Es un hecho que cada vez que gobiernan los socialistas terminan sus mandatos dejando a España en recesión. Pasó con Felipe González, ocurrió también con Rodríguez Zapatero y es bastante verosímil que vuelva a ocurrir con Sánchez cuando enfilamos el último año de su mandato y el PSOE vuelve a abrir las compuertas del gasto público para regar lo que cree que son sus semilleros de votos.
Hace pocos días, la ministra de Economía en respuesta a la torpe interpelación del portavoz de Vox, descubría el truco. Enumeraba Calviño toda la casuística de los españoles que reciben algún tipo de asignación pública y la enumeraba con satisfacción. Una satisfacción que en la cultura política de la izquierda no deriva tanto de lo que esas transferencias de dinero público pueden ayudar a quienes las reciben, sino de lo que significan de mayor dependencia estructural del Estado de segmentos cada vez más amplios de la sociedad.
El enorme escándalo de los ERE en Andalucía por el que dos expresidentes socialistas de la Junta y expresidentes también del PSOE han sido condenados a penas graves por el Tribunal Supremo ha mostrado cómo funciona esa cultura intervencionista de poder, en la que la pretensión de dependencia prima sobre el efecto beneficioso real del apoyo público. Y no, no se trata de comparar esa corrupción masiva con ningún sistema posterior de ayudas públicas. Se trata de denunciar el intervencionismo de falso samaritano que la izquierda práctica.
Naturalmente que los españoles –familias y empresas– necesitan ser apoyados, que necesitamos acentuar la solidaridad, que con ello revalorizamos el modelo de Estado del bienestar como red de seguridad. Pero la dependencia del Estado no puede ni debe ser el precio a pagar. Se puede asumir que muchas empresas preferirían ver reducidos sus impuestos, aligeradas las regulaciones a las que están sometidas, fortalecidas sus garantías frente a la Hacienda pública, y simplificadas sus relaciones con las administraciones en vez de tener que introducirse en un laberinto burocrático para intentar acceder a subvenciones y ayudas en apariencia generosas pero asociadas a cargas y condiciones regulatorias que con frecuencia las frustran.

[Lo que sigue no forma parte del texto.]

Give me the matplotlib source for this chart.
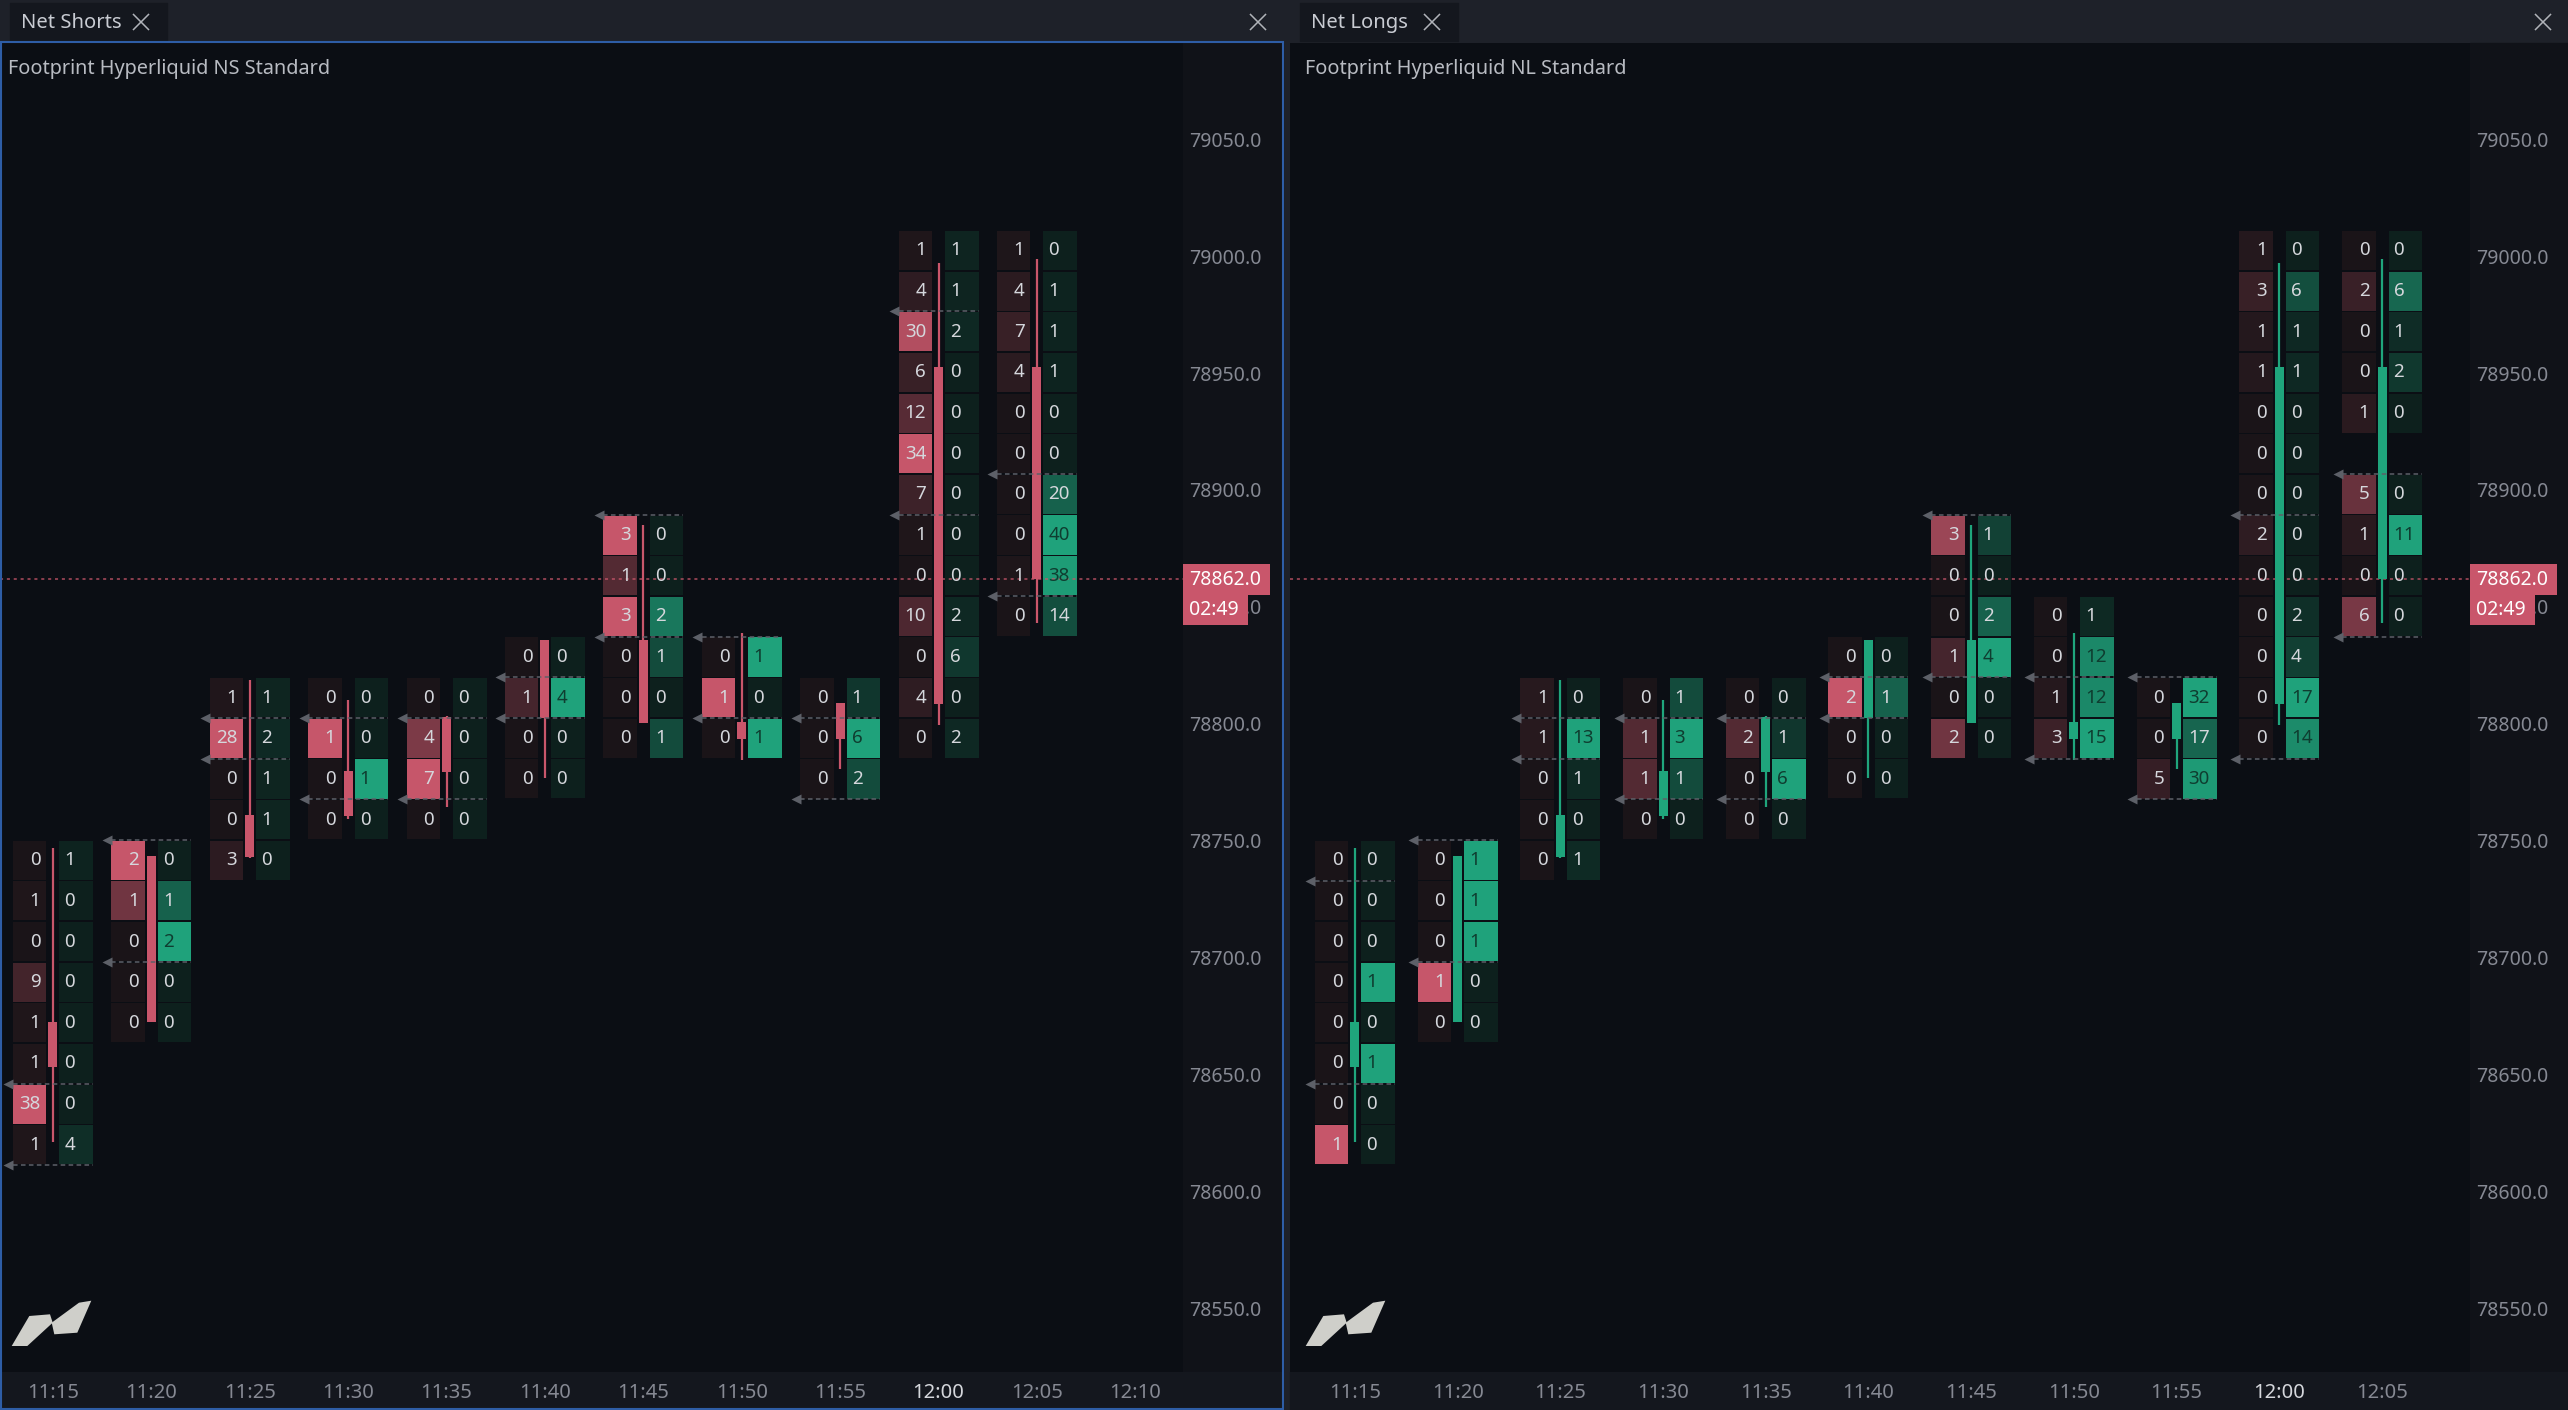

De la misma manera, los ciudadanos tienen que escuchar día tras día los elogios que se dispensan a sí mismos los miembros del Gobierno por su gran preocupación por los más vulnerables, cuando, en realidad, el Estado está haciendo una caja muy sustanciosa con el incremento de recaudación a costa del empobrecimiento de los españoles como consecuencia de la inflación. La inflación que empobrece a los hogares, pero aumenta la recaudación cuando el Gobierno se niega a corregir el impacto que tiene sobre la presión fiscal.
Un sistema de ayudas públicas de diseño poco eficiente satisface las obsesiones reglamentistas tan arraigadas y somete a los ciudadanos a procedimientos con demasiada frecuencia lindantes en lo kaflkiano. Está en su naturaleza y tiene que ser profundamente corregido. No es de extrañar que aquellas comunidades en las que al empresario no se le ve como a un enemigo y al contribuyente no se le trata como a un defraudador estén registrando un éxito económico, fiscal y empresarial que deja en evidencia a los que solo son capaces de responder con pataletas y exigencias de más intervención para evitar ejemplos de buenas políticas que resultan intolerables para el intervencionismo paroxístico de esta izquierda. Ronald Reagan resumía así la política del Partido Demócrata: “si se mueve, ponle un impuesto; si se para, dale una subvención”. ¿Por qué no ayudar a los que se mueven para que sigan moviéndose y a los que se paran para que vuelvan a andar?